Other 6061 Aluminum Tempers
Although T6 and T651 are among the most common, other 6061 tempers may be better for specific applications.
6061-O
6061-O is the annealed condition. It is soft, ductile, and easier to form or bend. It is not typically selected when high strength is required.
6061-T4
6061-T4 is solution heat-treated and naturally aged. It offers moderate strength and better formability than T6.
6061-T6511
6061-T6511 is commonly associated with extruded products such as bars, rods, profiles, and tubes. Like T651, it includes stress relief, but the designation is used for different product forms.
6061-T8 and T9
Some 6061 tempers may provide improved chipping characteristics compared with T6, depending on the product and processing route.
How to Specify 6061 Aluminum Correctly
When ordering aluminum for CNC machining or production, do not specify only “6061 aluminum.” Include the temper, product form, thickness, standard, and certification requirements.
A clear material callout may look like:
Aluminum 6061-T651 plate, thickness 25 mm, mill certificate required
or:
Aluminum 6061-T6 bar stock, anodized clear after machining
For precision parts, also specify:
- Flatness requirement
- Tolerance class
- Surface finish requirement
- Grain direction if relevant
- Heat treatment or certification standard
- Anodizing or coating requirement
- Critical inspection dimensions
Clear specifications help prevent material substitutions that may affect machining stability and final part quality.
Which Is Better: 6061-T6 or 6061-T651?
Neither temper is always better. The right choice depends on your part.
6061-T6 is better when you need a strong, versatile, widely available, cost-effective aluminum for general machining or structural applications.
6061-T651 is better when you need better dimensional stability, reduced warping, and more predictable results during CNC machining.

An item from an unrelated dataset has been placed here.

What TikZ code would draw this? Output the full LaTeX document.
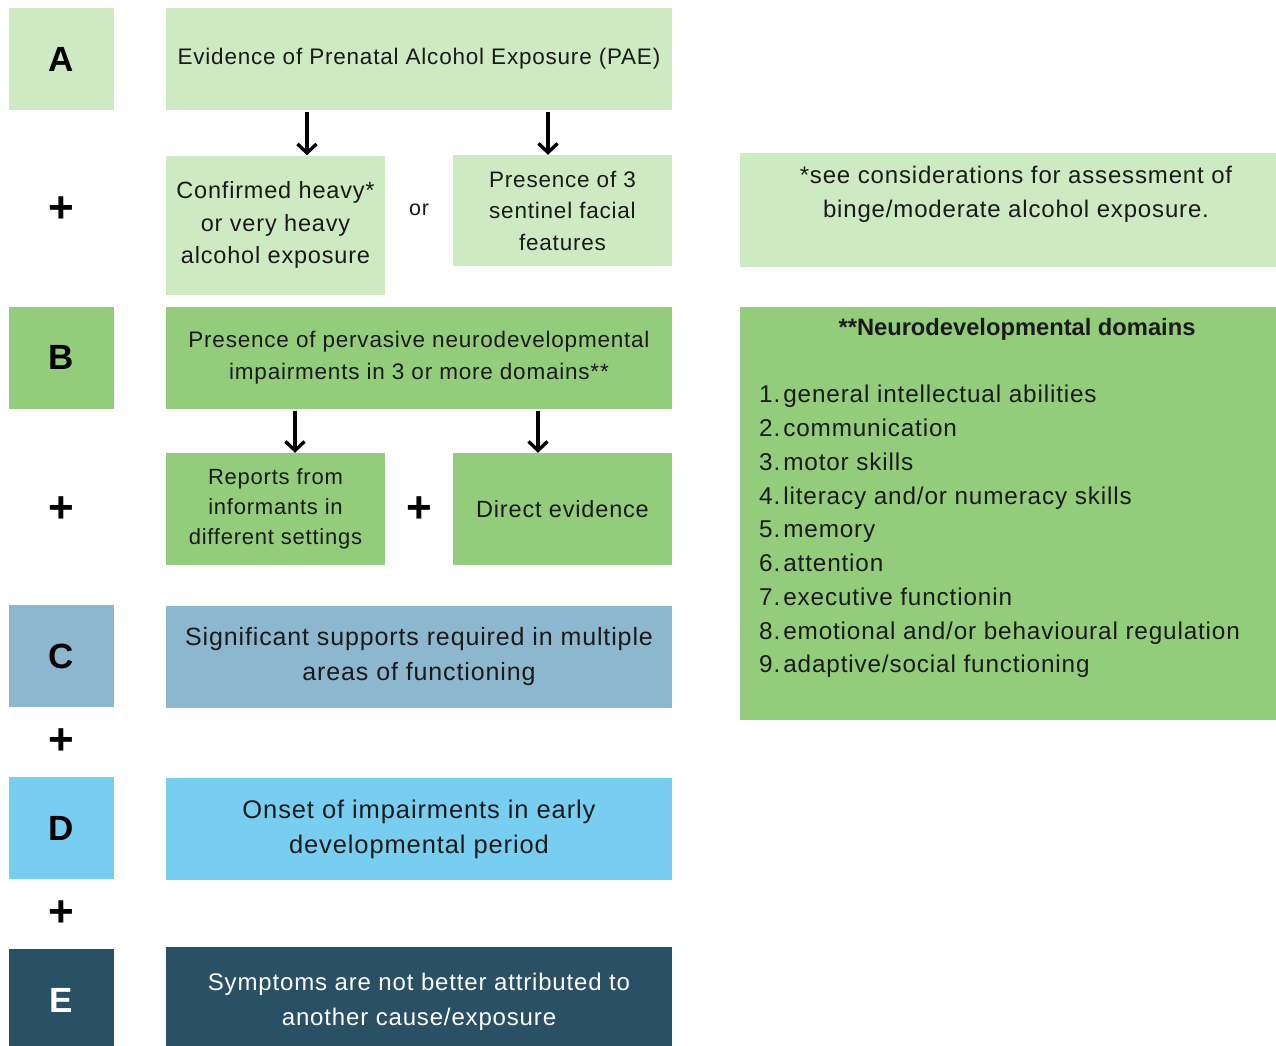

For simple parts, T6 is usually enough. For tight-tolerance machined plates or parts with heavy material removal, T651 is often the better engineering choice.
Quick Selection Guide
| Requirement | Recommended Temper |
|---|---|
| Lowest material cost | 6061-T6 |
| General CNC machining | 6061-T6 |
| Structural brackets | 6061-T6 |
| Precision milled plate | 6061-T651 |
| Large flat component | 6061-T651 |
| Thin-walled machined part | 6061-T651 |
| Heavy material removal | 6061-T651 |
| Tight flatness requirement | 6061-T651 |
| Better dimensional stability | 6061-T651 |
| Simple prototype | 6061-T6 |
| Aerospace fixture or tooling | 6061-T651 |
Conclusion
Aluminum 6061-T6 and 6061-T651 are closely related tempers of the same 6061 alloy. They share similar strength, corrosion resistance, weldability, and general mechanical properties. The key difference is that 6061-T651 is stress-relieved by stretching, which reduces residual stress and improves dimensional stability during machining.
For general-purpose machined parts, 6061-T6 is a reliable and economical choice. For precision CNC machining, large plates, thin-walled components, or parts that must maintain tight flatness and tolerance, 6061-T651 is usually the better option.